Юлиан Семенов

Семнадцать мгновений весны (сборник)


Скачать книгу

Простите меня, но в нашей работе приходится порой разыгрывать спектакли.

      Вихрь был готов к этому; он сыграл такое изумление, что гестаповцы – сначала шеф, потом слепец, прятавший очки в футляр, а потом вельветовый парень – громко расхохотались.

      Вкус шнапса

      Шульц оказался однофамильцем. Коля понял это, как только ввели Богданова. Степан разыграл все правильно – как они репетировали в бараке. Коля подстриг его артистически. Он яростно щелкал ножницами вокруг головы Богданова, все время повторяя дурацкие вопросы:

      – Не беспокоит? Не тревожит? Не беспокоит?

      Вечером им выдали по пятьсот марок: каждому уходившему вместе с немецкими войсками от красных выдавалась компенсация перед окончательным трудоустройством.

      Коля получил направление на работу в офицерскую парикмахерскую, а Степана направили в автомастерскую танковой части, дислоцировавшейся в семи километрах от Кракова.

      Получив деньги, Коля с Богдановым зашли в солдатский распределитель. Там по записке старичка-офицера им продали банку свиных консервов, булку, сто граммов маргарина и бутылку шнапса. Они завернули все это в газету и пошли в лесок. Там разложили костер и начали пировать. Степан после первого же стаканчика опьянел и стал плакать. Он плакал, всхлипывая, слезы катились по его желтым щекам, он не вытирал их, и они заливались к нему в рот, и только тогда он вытирал губы ладонью и виновато улыбался.

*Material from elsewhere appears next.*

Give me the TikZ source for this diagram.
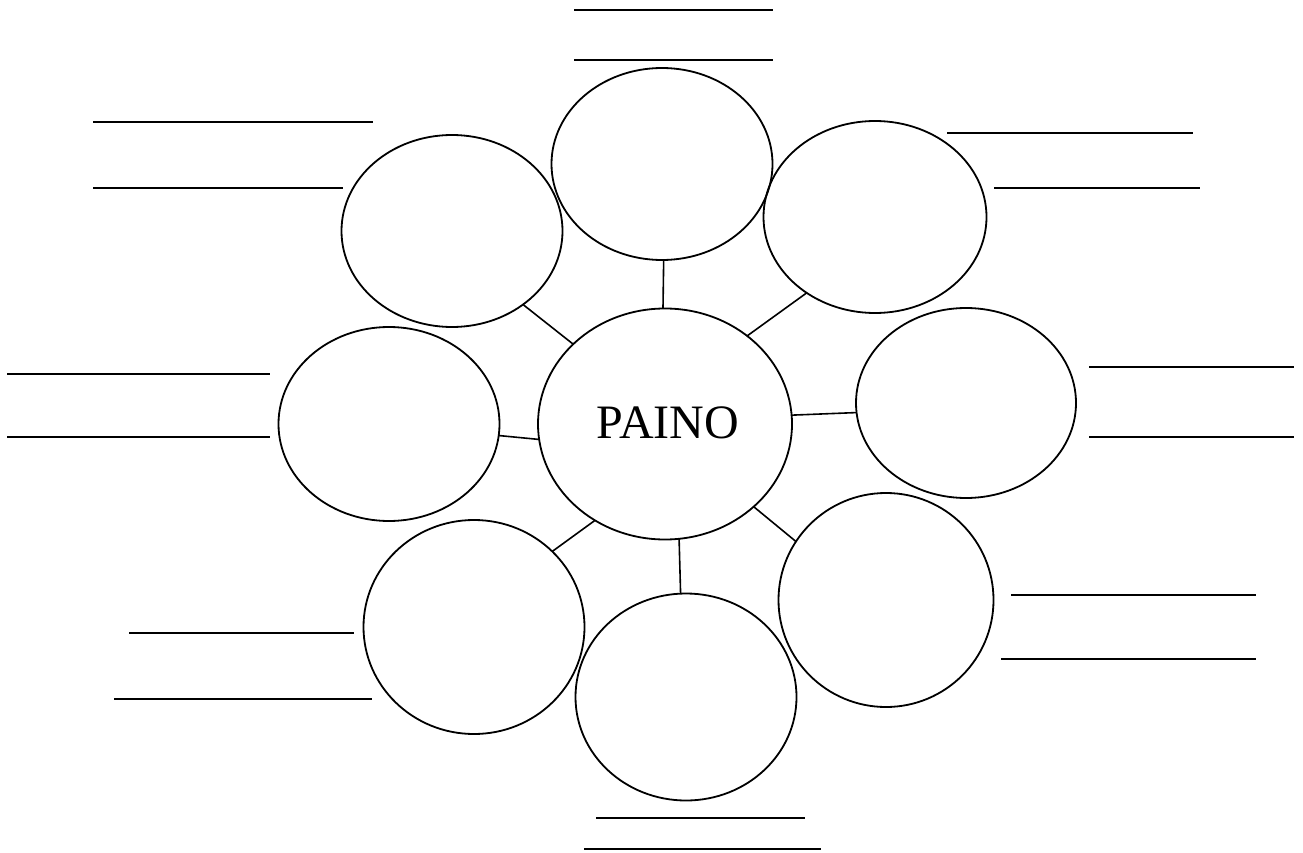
\documentclass[tikz,border=0pt]{standalone}
\usepackage{fontspec}
\setmainfont{Liberation Serif}
\usetikzlibrary{shapes.geometric}
\begin{document}
\begin{tikzpicture}[x=1pt,y=-1pt,
  bubble/.style={ellipse,draw,line width=1.8pt,inner sep=0pt,outer sep=0pt},
  link/.style={line width=1.6pt},
  blank/.style={line width=1.9pt}]
\useasboundingbox (0,0) rectangle (1303,853);
% central
\node[bubble,minimum width=254pt,minimum height=231pt] (c) at (665,424) {};
\node[font=\fontsize{48}{48}\selectfont,inner sep=0pt] (ct) at (668,423) {PAINO};
% satellites
\node[bubble,minimum width=221pt,minimum height=192pt] (t)  at (662,164) {};
\node[bubble,minimum width=221pt,minimum height=192pt] (tl) at (452,231) {};
\node[bubble,minimum width=223pt,minimum height=192pt] (tr) at (875,217) {};
\node[bubble,minimum width=221pt,minimum height=194pt] (l)  at (389,424) {};
\node[bubble,minimum width=220pt,minimum height=190pt] (r)  at (966,403) {};
\node[bubble,minimum width=221pt,minimum height=214pt] (bl) at (474,627) {};
\node[bubble,minimum width=221pt,minimum height=207pt] (b)  at (686,697) {};
\node[bubble,minimum width=215pt,minimum height=214pt] (br) at (886,600) {};
% connectors
\draw[link] (c.91) -- (t.-89.5);
\draw[link] (c.139.5) -- (tl.-46.5);
\draw[link] (c.47.7) -- (tr.-132.6);
\draw[link] (c.187.3) -- (l.-6.7);
\draw[link] (c.4.9) -- (r.185.2);
\draw[link] (c.234.7) -- (bl.44.3);
\draw[link] (c.277.5) -- (b.93.2);
\draw[link] (c.-43.3) -- (br.147.5);
% blank lines
\draw[blank] (574,10) -- (773,10);
\draw[blank] (574,60) -- (773,60);
\draw[blank] (93,122) -- (373,122);
\draw[blank] (93,188) -- (343,188);
\draw[blank] (947,133) -- (1193,133);
\draw[blank] (994,188) -- (1200,188);
\draw[blank] (7,374) -- (270,374);
\draw[blank] (7,437) -- (270,437);
\draw[blank] (1089,367) -- (1294,367);
\draw[blank] (1089,437) -- (1294,437);
\draw[blank] (129,633) -- (354,633);
\draw[blank] (114,699) -- (372,699);
\draw[blank] (1011,595) -- (1256,595);
\draw[blank] (1001,659) -- (1256,659);
\draw[blank] (596,818) -- (805,818);
\draw[blank] (584,849) -- (821,849);
\end{tikzpicture}
\end{document}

      – Знаешь, что самое страшное? – говорил он. – Самое страшное – это какими мы можем стать потом. Сможем ли мы победить в себе ту ненависть, которая в нас родилась? Сможем ли мы побороть в себе страх, который теперь живет в нас вместе с отчаянием и храбростью? Сможем ли мы сломать в себе ненависть к людям, которые говорят на немецком языке?

      Он жадно выпил шнапс, понюхал корку хлеба и, подвинувшись еще ближе к костру, стал говорить:

      – Пал Палыч был моим следователем. Власовец, паскуда, нелюдь. Он лысый, старый и больной. Я видел, что он болен, потому, что у него все время закипала пена в уголках рта, и еще потому, что лицо у него было желтое и до невозможности худое.

* * *

      – Ну-ка, хлебало открой, – говорит Пал Палыч.

      – Что?

      Он грязно ругается и повторяет:

      – Хавало открой свое! Рот, понял?!

      Открываю рот. Он заглядывает, как говорят врачи, в зубную полость и сердится:

      – Что, «желтую сару» уже сняли гансы?

      Я ничего не понимаю.

      – Фиксы, говорю, фиксы гансы сняли? Ну, фиксы, золото, не понимаешь, что ли?!

      – Теперь понял. Не было у меня «желтой сары».

      – Экономно жил?

      – Экономить было не с чего.

      – Не давали большевички навару? В черном теле держали?

      – В каком?

      – В черном! – орет Пал Палыч. – Больной, что ли?!

      – Я-то здоровый…

      Пал Палыч обегает стол и ударяет меня по щеке.

      – Ты – умненький, – усмехается он, – шутить любишь. Колоться станешь или будешь ж… вертеть?